Recorded data.
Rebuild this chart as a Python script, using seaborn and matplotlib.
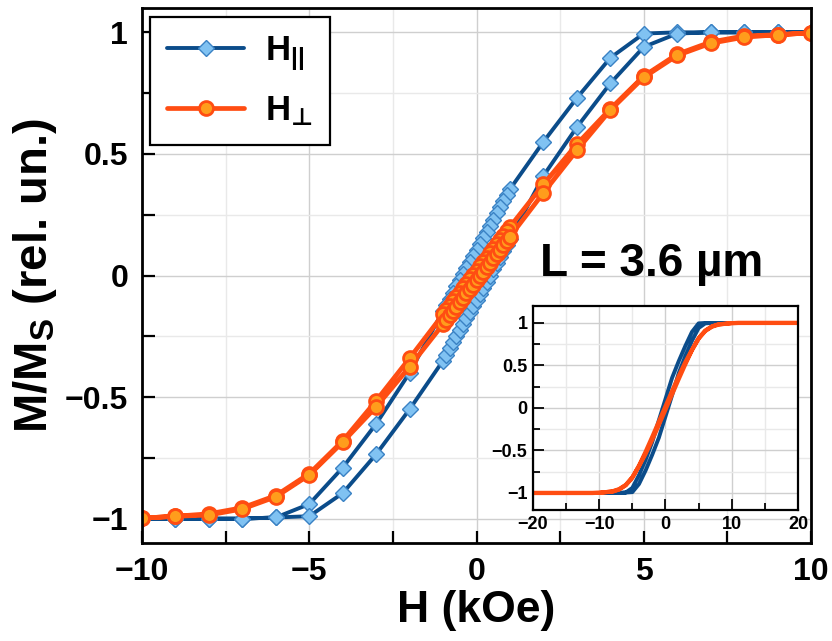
import numpy as np
import pandas as pd
import matplotlib
matplotlib.use("Agg")
import matplotlib.pyplot as plt
from matplotlib.ticker import MultipleLocator
import seaborn as sns

# ── data ────────────────────────────────────────────────────────────────────
# field sweep from +20 down to -20 kOe, dense 0.1 kOe steps around zero
H_down = [20, 19, 18, 17, 16, 15, 14, 13, 12, 11, 10, 9, 8, 7, 6, 5, 4, 3, 2,
          1.0, 0.9, 0.8, 0.7, 0.6, 0.5, 0.4, 0.3, 0.2, 0.1, 0.0,
          -0.1, -0.2, -0.3, -0.4, -0.5, -0.6, -0.7, -0.8, -0.9, -1.0,
          -2, -3, -4, -5, -6, -7, -8, -9, -10, -11, -12, -13, -14, -15,
          -16, -17, -18, -19, -20]
H_up = H_down[::-1]

# H parallel (blue diamonds)
M_par_down = [1.0, 1.0, 1.0, 1.0, 1.0, 1.0, 1.0, 1.0, 1.0, 1.0, 1.0, 1.0, 1.0,
              1.0, 1.0, 0.995, 0.895, 0.73, 0.55,
              0.355, 0.33, 0.305, 0.28, 0.255, 0.23, 0.205, 0.18, 0.155, 0.13,
              0.105, 0.08, 0.055, 0.03, 0.005, -0.02, -0.045, -0.07, -0.095,
              -0.12, -0.145,
              -0.40, -0.61, -0.79, -0.94, -0.995, -1.0, -1.0, -1.0, -1.0, -1.0,
              -1.0, -1.0, -1.0, -1.0, -1.0, -1.0, -1.0, -1.0, -1.0]
M_par_up = [-1.0, -1.0, -1.0, -1.0, -1.0, -1.0, -1.0, -1.0, -1.0, -1.0, -1.0,
            -1.0, -1.0, -1.0, -0.995, -0.99, -0.895, -0.735, -0.55,
            -0.35, -0.325, -0.30, -0.275, -0.25, -0.225, -0.20, -0.175, -0.15,
            -0.125, -0.10, -0.075, -0.05, -0.025, 0.0, 0.025, 0.05, 0.075,
            0.10, 0.125, 0.15,
            0.41, 0.61, 0.79, 0.94, 0.995, 1.0, 1.0, 1.0, 1.0, 1.0, 1.0, 1.0,
            1.0, 1.0, 1.0, 1.0, 1.0, 1.0, 1.0]

# H perpendicular (orange circles)
M_perp_down = [1.0, 1.0, 1.0, 1.0, 1.0, 1.0, 1.0, 1.0, 1.0, 1.0, 0.998, 0.99,
               0.985, 0.96, 0.91, 0.82, 0.685, 0.54, 0.375,
               0.20, 0.182, 0.164, 0.146, 0.128, 0.11, 0.092, 0.074, 0.056,
               0.038, 0.02, 0.002, -0.016, -0.034, -0.052, -0.07, -0.088,
               -0.106, -0.124, -0.142, -0.16,
               -0.34, -0.515, -0.68, -0.815, -0.905, -0.955, -0.98, -0.99,
               -0.998, -1.0, -1.0, -1.0, -1.0, -1.0, -1.0, -1.0, -1.0, -1.0,
               -1.0]
M_perp_up = [-1.0, -1.0, -1.0, -1.0, -1.0, -1.0, -1.0, -1.0, -1.0, -1.0,
             -0.998, -0.99, -0.985, -0.96, -0.91, -0.82, -0.685, -0.54, -0.375,
             -0.20, -0.182, -0.164, -0.146, -0.128, -0.11, -0.092, -0.074,
             -0.056, -0.038, -0.02, -0.002, 0.016, 0.034, 0.052, 0.07, 0.088,
             0.106, 0.124, 0.142, 0.16,
             0.34, 0.515, 0.68, 0.815, 0.905, 0.955, 0.98, 0.99, 0.998, 1.0,
             1.0, 1.0, 1.0, 1.0, 1.0, 1.0, 1.0, 1.0, 1.0]

df_par = pd.DataFrame({"H": H_down + H_up, "M": M_par_down + M_par_up})
df_perp = pd.DataFrame({"H": H_down + H_up, "M": M_perp_down + M_perp_up})

BLUE = "#0B4C8A"
BLUE_FACE = "#80C2F2"
BLUE_EDGE = "#3A82C4"
ORANGE = "#FF4D12"
ORANGE_FACE = "#FF9D1C"

# ── style ───────────────────────────────────────────────────────────────────
sns.set_style("white")
plt.rcParams["font.family"] = ["Liberation Sans", "DejaVu Sans"]
plt.rcParams["font.weight"] = "bold"
plt.rcParams["axes.labelweight"] = "bold"
for key in ["text.color", "axes.labelcolor", "xtick.color", "ytick.color"]:
    plt.rcParams[key] = "black"
plt.rcParams["mathtext.fontset"] = "custom"
plt.rcParams["mathtext.rm"] = "Liberation Sans:bold"
plt.rcParams["mathtext.bf"] = "Liberation Sans:bold"
plt.rcParams["mathtext.it"] = "Liberation Sans:bold"
plt.rcParams["mathtext.sf"] = "DejaVu Sans:bold"
plt.rcParams["mathtext.default"] = "bf"
plt.rcParams["mathtext.fallback"] = "stixsans"


def style_axes(a, spine_lw, major_len, minor_len, labelsize, pad):
    for s in a.spines.values():
        s.set_color("black")
        s.set_linewidth(spine_lw)
    a.grid(True, which="major", color="#cfcfcf", lw=1.0)
    a.grid(True, which="minor", color="#e9e9e9", lw=1.0)
    a.set_axisbelow(True)
    a.tick_params(which="major", direction="in", length=major_len,
                  width=spine_lw * 0.8, labelsize=labelsize, pad=pad,
                  colors="black", left=True, bottom=True)
    a.tick_params(which="minor", direction="in", length=minor_len,
                  width=spine_lw * 0.8, left=True, bottom=True)
    for lab in a.get_xticklabels() + a.get_yticklabels():
        lab.set_fontweight("bold")


fig = plt.figure(figsize=(8.32, 6.41), dpi=100)
ax = fig.add_axes([0.1707, 0.1529, 0.8041, 0.8346])

# ── main panel ──────────────────────────────────────────────────────────────
sns.lineplot(data=df_par, x="H", y="M", sort=False, estimator=None, ax=ax,
             color=BLUE, lw=2.8, marker="D", markersize=8.5,
             markerfacecolor=BLUE_FACE, markeredgecolor=BLUE_EDGE,
             markeredgewidth=1.0, label=r"H$_{||}$")
sns.lineplot(data=df_perp, x="H", y="M", sort=False, estimator=None, ax=ax,
             color=ORANGE, lw=3.4, marker="o", markersize=10,
             markerfacecolor=ORANGE_FACE, markeredgecolor=ORANGE,
             markeredgewidth=2.0, label="H$_{\\mathsf{\u22a5}}$")

ax.set_xlim(-10, 10)
ax.set_ylim(-1.1, 1.1)
ax.xaxis.set_major_locator(MultipleLocator(5))
ax.xaxis.set_minor_locator(MultipleLocator(2.5))
ax.yaxis.set_minor_locator(MultipleLocator(0.25))
ax.set_yticks([-1, -0.5, 0, 0.5, 1])
ax.set_yticklabels(["\u22121", "\u22120.5", "0", "0.5", "1"])
style_axes(ax, 2.0, 9, 9, 23, 10)

ax.set_xlabel("H (kOe)", fontsize=32, fontweight="bold", labelpad=2)
ax.set_ylabel(r"M/M$_S$ (rel. un.)", fontsize=34, fontweight="bold",
              labelpad=4)

ax.text(1.9, 0.0, "L = 3.6 \u00b5m", fontsize=33, fontweight="bold",
        ha="left", va="baseline", color="black")

leg = ax.legend(loc="upper left", bbox_to_anchor=(0.012, 0.983),
                borderaxespad=0, fontsize=25, handlelength=2.2,
                handletextpad=0.6, labelspacing=0.6, borderpad=0.5,
                fancybox=False, framealpha=1)
leg.get_frame().set_edgecolor("black")
leg.get_frame().set_linewidth(1.6)

# ── inset: full field range ─────────────────────────────────────────────────
axin = fig.add_axes([0.6406, 0.2044, 0.3185, 0.3183])
axin.set_facecolor("white")
sns.lineplot(data=df_par, x="H", y="M", sort=False, estimator=None,
             ax=axin, color=BLUE, lw=2.8)
sns.lineplot(data=df_perp, x="H", y="M", sort=False, estimator=None,
             ax=axin, color=ORANGE, lw=3.0)
axin.set_xlim(-20, 20)
axin.set_ylim(-1.2, 1.2)
axin.xaxis.set_major_locator(MultipleLocator(10))
axin.xaxis.set_minor_locator(MultipleLocator(5))
axin.set_yticks([-1, -0.5, 0, 0.5, 1])
axin.set_yticklabels(["\u22121", "\u22120.5", "0", "0.5", "1"])
axin.yaxis.set_minor_locator(MultipleLocator(0.25))
axin.set_xlabel("")
axin.set_ylabel("")
style_axes(axin, 1.6, 8, 5, 13, 4)

fig.savefig("out.png", dpi=100)
plt.close()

Problem statement. Leave out any pictures, please, and quote only the lines from the top of the data through the line that contains "H_up = H_down[::-1]".

Task output.
Rebuild this chart as a Python script, using seaborn and matplotlib.
import numpy as np
import pandas as pd
import matplotlib
matplotlib.use("Agg")
import matplotlib.pyplot as plt
from matplotlib.ticker import MultipleLocator
import seaborn as sns

# ── data ────────────────────────────────────────────────────────────────────
# field sweep from +20 down to -20 kOe, dense 0.1 kOe steps around zero
H_down = [20, 19, 18, 17, 16, 15, 14, 13, 12, 11, 10, 9, 8, 7, 6, 5, 4, 3, 2,
          1.0, 0.9, 0.8, 0.7, 0.6, 0.5, 0.4, 0.3, 0.2, 0.1, 0.0,
          -0.1, -0.2, -0.3, -0.4, -0.5, -0.6, -0.7, -0.8, -0.9, -1.0,
          -2, -3, -4, -5, -6, -7, -8, -9, -10, -11, -12, -13, -14, -15,
          -16, -17, -18, -19, -20]
H_up = H_down[::-1]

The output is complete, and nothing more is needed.